Originally posted on EURACTIV.
The COVID-19 crisis has had a severe impact across the globe, not just from a health but also from a societal and economic perspective. Alleviating and recovering from the pandemic must be at the top of anyone’s agenda: we need to boost economies, (re-) creating sustainable jobs and growth across the EU.
But with the lockdowns, air and noise pollution also dropped remarkably across the world’s cities offering positive effects on the well-being and health of urban dwellers. In regions with lockdowns, there was a decrease of 50-75% in road transport activity and up to 95% in rush-hour traffic congestion in major cities. Milan experienced average NOX concentrations around 17% lower, New Delhi a 66% drop. While we expect a drop in GHG emissions for the entire year 2020 we can also see already that traffic and pollution levels will quickly increase back to near-normal levels, unless we intervene, right now.
To improve the air quality, but also to meet the ambitions of the Paris Agreement, electrification of public and private transportation on land and at sea is key.
E-mobility is central to recovering better
Transport emissions have more than doubled since 1970 and today account for over 24% of global CO2 emissions and around 30% of global final energy demand. For the EU, road transport alone is responsible for around 70% of EU GHG emissions. Transport is also accounting for around half of current global NOX emissions.
Let’s change this as we recover our economies. The required technologies already exist or are in the pipeline and are starting to see good traction in the market. To give some examples, technology for the full electrification of cars, buses, and trucks, as well as city boats, work boats, and ferries, already exists. Further, big vessels like cruise ships can already be powered from sustainable energy through shore-side supply while at berth.
A recent report from Navigant shows that if all urban areas in Europe, China and the US electrified their private and public transport, they could close 28% of the emissions reductions gap needed between today’s total emissions and a 1.5°C scenario. Additionally, currently available electrification technologies have the potential to reduce NOX emissions by 90% per passenger kilometer by 2050.
Add to that that within the EU alone, we can create a significant amount of jobs within electrical vehicle manufacturing, charging infrastructure deployment and batteries. A report from IEA also identifies new electric and high efficiency cars as both timely, a good match for providing jobs for displaced workers and a cost-efficient way of reducing emissions. It is obvious that we need to take this opportunity now.
Take Rotterdam, a city of 645,000 inhabitants. 20% of Rotterdam’s city busses are already emission free and with commitments from public transport operators this is expected to be 100% in only ten years. The share of EVs is expected to increase from 4% to 60% by 2050. These changes will cut the city’s current 1.2 MtCO2e of CO2 emissions from transport to near zero.

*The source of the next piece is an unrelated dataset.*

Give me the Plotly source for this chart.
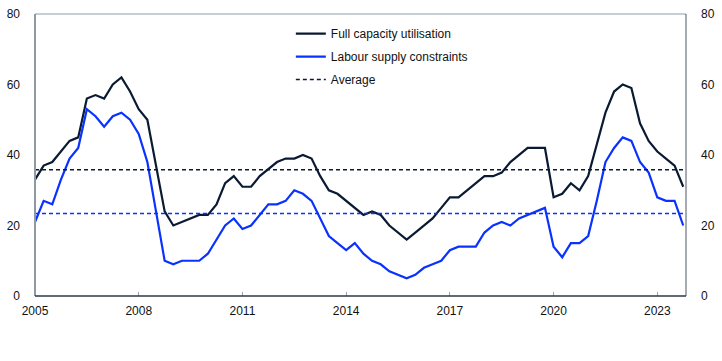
import plotly.graph_objects as go

# Quarterly observations 2005Q1 - 2023Q4
start_year = 2005
n_quarters = 76
x = [start_year + q / 4 for q in range(n_quarters)]

full_capacity = [33, 37, 38, 41, 44, 45, 56, 57, 56, 60,
                 62, 58, 53, 50, 37, 24, 20, 21, 22, 23,
                 23, 26, 32, 34, 31, 31, 34, 36, 38, 39,
                 39, 40, 39, 34, 30, 29, 27, 25, 23, 24,
                 23, 20, 18, 16, 18, 20, 22, 25, 28, 28,
                 30, 32, 34, 34, 35, 38, 40, 42, 42, 42,
                 28, 29, 32, 30, 34, 43, 52, 58, 60, 59,
                 49, 44, 41, 39, 37, 31]

labour_supply = [21, 27, 26, 33, 39, 42, 53, 51, 48, 51,
                 52, 50, 46, 38, 24, 10, 9, 10, 10, 10,
                 12, 16, 20, 22, 19, 20, 23, 26, 26, 27,
                 30, 29, 27, 22, 17, 15, 13, 15, 12, 10,
                 9, 7, 6, 5, 6, 8, 9, 10, 13, 14,
                 14, 14, 18, 20, 21, 20, 22, 23, 24, 25,
                 14, 11, 15, 15, 17, 27, 38, 42, 45, 44,
                 38, 35, 28, 27, 27, 20]

avg_full = 35.8
avg_labour = 23.4

tick_vals = [2005, 2008, 2011, 2014, 2017, 2020, 2023]
tick_text = [str(t) for t in tick_vals]
y_ticks = [0, 20, 40, 60, 80]

NAVY = "#0b1a33"
BLUE = "#0a32ff"
FONT = "Liberation Sans, Arial, sans-serif"

fig = go.Figure()
fig.add_trace(go.Scatter(x=x, y=full_capacity, mode="lines", name="Full capacity utilisation",
                         line=dict(color=NAVY, width=2.2), legendgroup="a"))
fig.add_trace(go.Scatter(x=x, y=labour_supply, mode="lines", name="Labour supply constraints",
                         line=dict(color=BLUE, width=2.2), legendgroup="b"))
fig.add_trace(go.Scatter(x=[2005, 2023.83], y=[avg_full, avg_full], mode="lines", name="Average",
                         line=dict(color=NAVY, width=1.5, dash="4px,3px"), legendgroup="c"))
fig.add_trace(go.Scatter(x=[2005, 2023.83], y=[avg_labour, avg_labour], mode="lines", name="Average labour",
                         line=dict(color=BLUE, width=1.5, dash="4px,3px"), showlegend=False))
# invisible trace to activate right axis
fig.add_trace(go.Scatter(x=[2005], y=[0], yaxis="y2", mode="lines", showlegend=False,
                         line=dict(color="rgba(0,0,0,0)"), hoverinfo="skip"))

fig.update_layout(
    width=722, height=361,
    margin=dict(l=34, r=33, t=7, b=65),
    paper_bgcolor="white", plot_bgcolor="white",
    font=dict(family=FONT, size=12, color="#111111"),
    showlegend=True,
    legend=dict(x=0.393, y=0.982, xanchor="left", yanchor="top",
                bgcolor="rgba(0,0,0,0)", font=dict(size=12, color="#111111"),
                tracegroupgap=4, itemwidth=30),
    xaxis=dict(range=[2005, 2023.83], tickvals=tick_vals, ticktext=tick_text,
               showgrid=False, zeroline=False, showline=False,
               ticks="inside", ticklen=4, tickcolor="#9aa3ad", tickwidth=1,
               ticklabelstandoff=6, tickfont=dict(size=12)),
    yaxis=dict(range=[0, 80], tickvals=y_ticks, showgrid=False, zeroline=False,
               showline=False, ticks="", ticklabelstandoff=14, tickfont=dict(size=12)),
    yaxis2=dict(range=[0, 80], tickvals=y_ticks, overlaying="y", side="right",
                showgrid=False, zeroline=False, showline=False, ticks="",
                ticklabelstandoff=14, tickfont=dict(size=12)),
    shapes=[
        dict(type="line", xref="paper", yref="paper", x0=0, x1=1, y0=1, y1=1,
             line=dict(color="#c6cdd4", width=2)),
        dict(type="line", xref="paper", yref="paper", x0=0, x1=0, y0=0, y1=1,
             line=dict(color="#8f99a4", width=2)),
        dict(type="line", xref="paper", yref="paper", x0=1, x1=1, y0=0, y1=1,
             line=dict(color="#4a5663", width=1)),
        dict(type="line", xref="paper", yref="paper", x0=0, x1=1, y0=0, y1=0,
             line=dict(color="#2b3847", width=1.5)),
    ],
)

fig.write_html("out.html")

Beyond land transport, there is substantial potential to electrify transport on water, both in terms of electric-powered vessels and shore supply. Shore supply provides vessels with electric power from the land grid – while in port – to charge batteries for fully electrical and hybrid vessels. It also supplies electricity from local grids to fossil fuel powered vessels, instead of using the diesel generators on board to power everything from the ship’s coffee machines to the lights. Using shore supply means no consumption of diesel while at berth, which in turn means significantly less local air and noise pollution. As ports are often located close to urban environments, this has a significantly positive impact on local residents.
Another city in the Netherlands, Scheveningen, with a harbor providing berths for more than 7500 vessels each year, has installed shore power resulting in more than 33000 liters of marine diesel saved per month. This results in dramatic reductions of air pollution and CO2.
As we plan our recovery from the COVID-19 crisis, it only makes sense to combine economic stimulus with policies to enable a future of better, healthier, more sustainable cities
The good news is that electric technologies are already available at scale, and their economics are often positive. In addition to that, Europe is moving in the right direction: Electric vehicle sales in Europe jumped 57% in the first quarter of 2020 and more harbours are taking actions towards minimising air pollution.
What we need now are concrete actions. From the EU level, that means clear signals on overall ambition, and holistic frameworks that enable the needed change. Vehicle standards, charging infrastructure, parking incentives, tax rebates and the like will enable the transformation to help boost both economy and climate action. Some of this is already on the EU agenda, while other issues sit better at the national or local level.
The EU Green Deal Framework is already making the right noises – about an extensive roll-out of charging infrastructure, and about the potential of shore supply. Now we need to ensure we are also anchoring electric mobility in COVID-19 recovery plans, at the EU level, national level and local level.
At the national and local level, governments and municipalities themselves are consumers, and electrification of public transport such as busses, city boats, as well as government owned fleets of LDVs is a great place to start to stimulate economies.
As businesses we also have an important role to play. Not only in delivering the needed technologies but also in setting corporate targets, to help push markets and legislators. But we can’t do it ourselves.
The reduced economic activity and stay-at-home measures were born out of a severe health crisis that took away from us the world as we knew it, but it also offered us a glimpse of how to come closer to having a world as we would like it, with more liveable, sustainable cities.